As technology continues to pervade our day-to-day lives, so too has it shaped and reformed certain professions. This could be as obvious as Uber's affect on black cab drivers, or as subtle as the gradual extinction of the fax machine.
Technology has undoubtedly impacted accountancy.
From the way in which the industry communicates with clients and HMRC through to advising on the technology that clients implement, it is changing the profession almost beyond recognition. It is this change that has led to a number of recent articles on the need for accountants to continually broaden their skill-set.
Becoming a professional chameleon, as I've mentioned before, is now a necessity.
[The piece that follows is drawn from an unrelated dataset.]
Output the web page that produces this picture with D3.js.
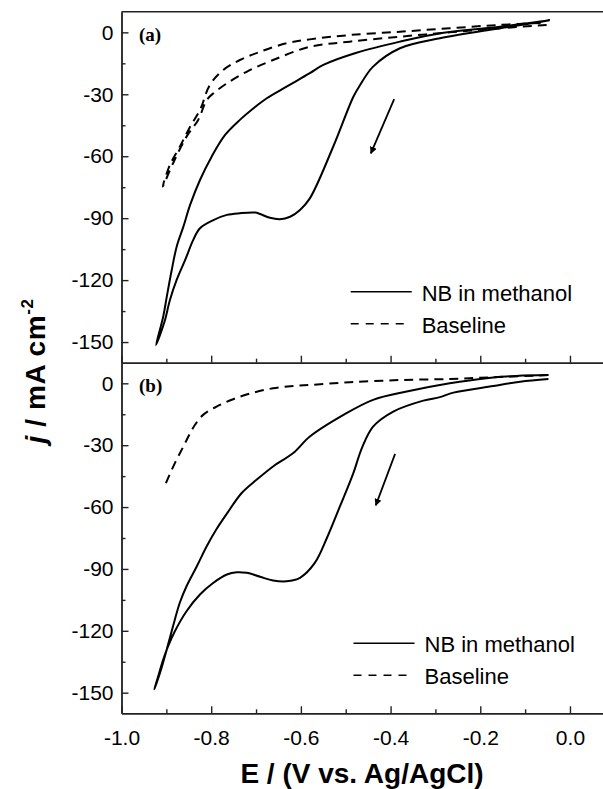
<!DOCTYPE html>
<html>
<head>
<meta charset="utf-8">
<script src="https://cdn.jsdelivr.net/npm/d3@7/dist/d3.min.js"></script>
<style>
  html, body { margin: 0; padding: 0; background: #fff; }
  svg { display: block; }
  text { font-family: "Liberation Sans", Arial, sans-serif; fill: #000; }
</style>
</head>
<body>
<svg id="chart" width="603" height="789"></svg>
<script>
// ---------- data (E in V vs Ag/AgCl, j in mA cm^-2) ----------
const xTicksMajor = [-1.0, -0.8, -0.6, -0.4, -0.2, 0.0];
const xTicksMinor = [-0.9, -0.7, -0.5, -0.3, -0.1];
const yTicksMajor = [-150, -120, -90, -60, -30, 0];
const yTicksMinor = [-135, -105, -75, -45, -15];
const legendLabels = ["NB in methanol", "Baseline"];
const panelLabels = ["(a)", "(b)"];

// panel (a) NB in methanol: cathodic sweep then return sweep
const nbA = [
  [-0.045, 6.0], [-0.052, 5.6], [-0.156, 2.0], [-0.290, -2.9], [-0.379, -7.7], [-0.439, -16.6],
  [-0.468, -25.5], [-0.483, -31.2], [-0.528, -55.4], [-0.580, -80.4], [-0.602, -86.0], [-0.624, -89.3],
  [-0.647, -90.5], [-0.669, -89.8], [-0.691, -88.0], [-0.702, -87.3], [-0.736, -87.6], [-0.765, -88.4],
  [-0.795, -90.9], [-0.825, -94.9], [-0.840, -100.5], [-0.858, -110.2], [-0.877, -119.9], [-0.892, -129.6],
  [-0.903, -139.3], [-0.914, -146.5], [-0.923, -151.4],
  [-0.907, -137.7], [-0.899, -128.0], [-0.888, -115.1], [-0.877, -103.8], [-0.862, -94.1], [-0.847, -83.6],
  [-0.825, -71.5], [-0.799, -60.2], [-0.769, -49.7], [-0.736, -42.4], [-0.700, -35.8], [-0.676, -31.9],
  [-0.632, -26.3], [-0.580, -19.8], [-0.550, -15.8], [-0.476, -9.9], [-0.379, -4.5], [-0.282, -0.2],
  [-0.156, 2.7], [-0.067, 5.2], [-0.045, 6.0]
];
// panel (a) baseline
const baseA = [
  [-0.052, 3.6], [-0.156, 2.0], [-0.268, 0.0], [-0.379, -2.1], [-0.491, -4.5], [-0.580, -7.0],
  [-0.662, -13.4], [-0.721, -19.1], [-0.765, -24.7], [-0.795, -29.5], [-0.810, -32.8], [-0.829, -42.4],
  [-0.855, -50.5], [-0.885, -63.4], [-0.908, -74.7],
  [-0.892, -64.2], [-0.870, -55.4], [-0.847, -45.7], [-0.825, -37.6], [-0.803, -25.5], [-0.773, -18.2],
  [-0.736, -13.4], [-0.691, -9.4], [-0.632, -5.3], [-0.580, -3.4], [-0.491, -1.3], [-0.379, 0.3],
  [-0.268, 2.0], [-0.156, 3.6], [-0.052, 4.7]
];
// panel (b) NB in methanol
const nbB = [
  [-0.048, 2.1], [-0.111, 0.8], [-0.171, -1.3], [-0.260, -4.5], [-0.290, -6.7], [-0.327, -8.4],
  [-0.394, -13.7], [-0.439, -21.0], [-0.464, -31.4], [-0.483, -43.5], [-0.513, -59.7], [-0.542, -75.0],
  [-0.569, -87.1], [-0.602, -94.3], [-0.632, -96.0], [-0.662, -95.6], [-0.691, -93.8], [-0.721, -91.9],
  [-0.743, -91.6], [-0.765, -92.7], [-0.795, -96.7], [-0.825, -102.4], [-0.855, -110.5], [-0.881, -120.2],
  [-0.896, -127.4], [-0.907, -133.9], [-0.918, -141.9], [-0.927, -148.4],
  [-0.914, -140.3], [-0.899, -129.0], [-0.885, -117.7], [-0.870, -106.4], [-0.855, -98.4], [-0.832, -88.7],
  [-0.810, -79.0], [-0.789, -71.0], [-0.765, -63.2], [-0.732, -53.2], [-0.699, -46.8], [-0.662, -40.3],
  [-0.617, -33.8], [-0.580, -25.8], [-0.505, -15.3], [-0.439, -8.0], [-0.364, -4.0], [-0.268, 0.0],
  [-0.186, 2.5], [-0.119, 3.6], [-0.048, 4.0]
];
// panel (b) baseline
const baseB = [
  [-0.901, -48.4], [-0.881, -38.7], [-0.862, -30.6], [-0.847, -24.2], [-0.836, -20.1], [-0.818, -15.3],
  [-0.788, -11.3], [-0.751, -7.7], [-0.706, -4.5], [-0.662, -2.4], [-0.617, -1.3], [-0.580, -0.8],
  [-0.491, 0.5], [-0.379, 1.6], [-0.268, 2.1], [-0.201, 2.7], [-0.048, 4.0]
];
// scan-direction arrows
const arrowA = [[-0.392, -32.3], [-0.444, -58.6]];
const arrowB = [[-0.390, -34.2], [-0.433, -59.2]];

// ---------- layout ----------
const svg = d3.select("#chart");
svg.append("rect").attr("width", 603).attr("height", 789).attr("fill", "#fff");

const x = d3.scaleLinear().domain([-1.0, 0.075]).range([121.5, 603.6]);
const yA = d3.scaleLinear().domain([-160, 10]).range([362.7, 11.7]);
const yB = d3.scaleLinear().domain([-160, 10]).range([713.3, 362.7]);

const defs = svg.append("defs");
defs.append("marker").attr("id", "ah")
  .attr("viewBox", "0 0 10 10").attr("refX", 9).attr("refY", 5)
  .attr("markerWidth", 4).attr("markerHeight", 4).attr("orient", "auto")
  .append("path").attr("d", "M0,0 L10,5 L0,10 Z").attr("fill", "#000");

const axisColor = "#222";
const tickFont = 21;

function drawPanel(y, nb, base, arrow, label, showXLabels, legendPos) {
  const g = svg.append("g");
  const line = d3.line().x(d => x(d[0])).y(d => y(d[1])).curve(d3.curveCatmullRom.alpha(0.5));
  g.append("path").datum(base).attr("d", line).attr("fill", "none")
    .attr("stroke", "#000").attr("stroke-width", 2).attr("stroke-dasharray", "9,6");
  g.append("path").datum(nb).attr("d", line).attr("fill", "none")
    .attr("stroke", "#000").attr("stroke-width", 2);
  g.append("line")
    .attr("x1", x(arrow[0][0])).attr("y1", y(arrow[0][1]))
    .attr("x2", x(arrow[1][0])).attr("y2", y(arrow[1][1]))
    .attr("stroke", "#000").attr("stroke-width", 1.8).attr("marker-end", "url(#ah)");

  // left axis
  const yMajor = d3.axisLeft(y).tickValues(yTicksMajor).tickSizeInner(-7).tickSizeOuter(0)
    .tickPadding(8).tickFormat(d => String(d));
  const ga = g.append("g").attr("transform", `translate(${x.range()[0]},0)`).call(yMajor);
  ga.selectAll("text").style("font-size", tickFont + "px");
  const yMinor = d3.axisLeft(y).tickValues(yTicksMinor).tickSizeInner(-4).tickSizeOuter(0).tickFormat("");
  g.append("g").attr("transform", `translate(${x.range()[0]},0)`).call(yMinor);

  // bottom axis
  const yb = y.range()[0];
  const xMajor = d3.axisBottom(x).tickValues(xTicksMajor).tickSizeInner(-7).tickSizeOuter(0)
    .tickPadding(17).tickFormat(showXLabels ? (d => d.toFixed(1)) : "");
  const gx = g.append("g").attr("transform", `translate(0,${yb})`).call(xMajor);
  gx.selectAll("text").style("font-size", tickFont + "px");
  const xMinor = d3.axisBottom(x).tickValues(xTicksMinor).tickSizeInner(-4).tickSizeOuter(0).tickFormat("");
  g.append("g").attr("transform", `translate(0,${yb})`).call(xMinor);

  g.selectAll(".domain, .tick line").attr("stroke", axisColor).attr("stroke-width", 1.4);

  // panel label
  g.append("text").attr("x", 139).attr("y", y(0) + 9)
    .style("font-family", '"Liberation Serif", "Times New Roman", serif')
    .style("font-weight", "bold").style("font-size", "19px").text(label);

  // legend
  const [lx, ly] = legendPos;
  g.append("line").attr("x1", lx).attr("x2", lx + 61).attr("y1", ly).attr("y2", ly)
    .attr("stroke", "#000").attr("stroke-width", 1.6);
  g.append("text").attr("x", lx + 71).attr("y", ly + 9).style("font-size", "22px").text(legendLabels[0]);
  g.append("line").attr("x1", lx).attr("x2", lx + 56).attr("y1", ly + 32).attr("y2", ly + 32)
    .attr("stroke", "#000").attr("stroke-width", 1.6).attr("stroke-dasharray", "8,7");
  g.append("text").attr("x", lx + 71).attr("y", ly + 41).style("font-size", "22px").text(legendLabels[1]);
}

drawPanel(yA, nbA, baseA, arrowA, panelLabels[0], false, [350.7, 291.7]);
drawPanel(yB, nbB, baseB, arrowB, panelLabels[1], true, [353.5, 643.3]);

// top border of panel (a)
svg.append("line").attr("x1", x.range()[0]).attr("x2", 603).attr("y1", yA.range()[1]).attr("y2", yA.range()[1])
  .attr("stroke", axisColor).attr("stroke-width", 1.4);

// axis titles
svg.append("text").attr("x", 362).attr("y", 783).attr("text-anchor", "middle")
  .style("font-size", "28px").style("font-weight", "bold").text("E / (V vs. Ag/AgCl)");

const yt = svg.append("text").attr("transform", "translate(45,371) rotate(-90)")
  .attr("text-anchor", "middle").style("font-size", "28px").style("font-weight", "bold")
  .style("letter-spacing", "0.6px");
yt.append("tspan").style("font-style", "italic").text("j");
yt.append("tspan").text(" / mA cm");
yt.append("tspan").attr("dy", -12).style("font-size", "17px").text("-2");
</script>
</body>
</html>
However, while the majority of accountants have adopted sophisticated reporting, payroll and accounting admin technology, they are focused on the automation and efficiency of their own roles.
With our close relationships with the accountancy community, we're seeing that the very best accountants are now going one better. They're moving away from the self preservation tech society.
Rather than simply easing their professional burden, leading accountants are using technology to go beyond their core proficiency and provide value-added services to their clients.
Previously technology had simply increased efficiency and decreased the margin of error. Now, however, rather than just creating more time in the day to concentrate on value-add services, technology is also helping to actually deliver these new service areas.
For example, accountants are taking on the challenge of SME finance and using online funding comparison services to offer advice and funding matches for clients.
Not only do online marketplaces make it easier to find finance, they also allow accountants to give more thorough counsel on a full range of choices, from indepencent to alternative sources.
Suddenly a business, that would have otherwise just gone to their bank, is now turning to their accountant for advice on suitable peer-to-peer lending platforms.
Another great example of this shift is the use of collaborative software. As accountants become more like an 'acting CFO' for a SME, so too must they become more integrated into the business.
The use of collaborative software allows accountants, and SME owners, joint access to the likes of balance sheets and sales pipelines, for example. Not only does this allow changes to be made in real time, it also increases transparency for both parties.
Once again, while accountants may be au fait with this kind of software for work within their practice, it is not currently commonplace to do so with clients.
The image of the accountant as simply a number cruncher has become antiquated and passé. Accountants that are embracing the change are seen by their SME clients as fully fledged members of the strategic team.
Being technologically literate is no longer a 'nice to have' for internal benefit, it's an expectation from clients too. Live up to it. Embrace technology for what it is - progress.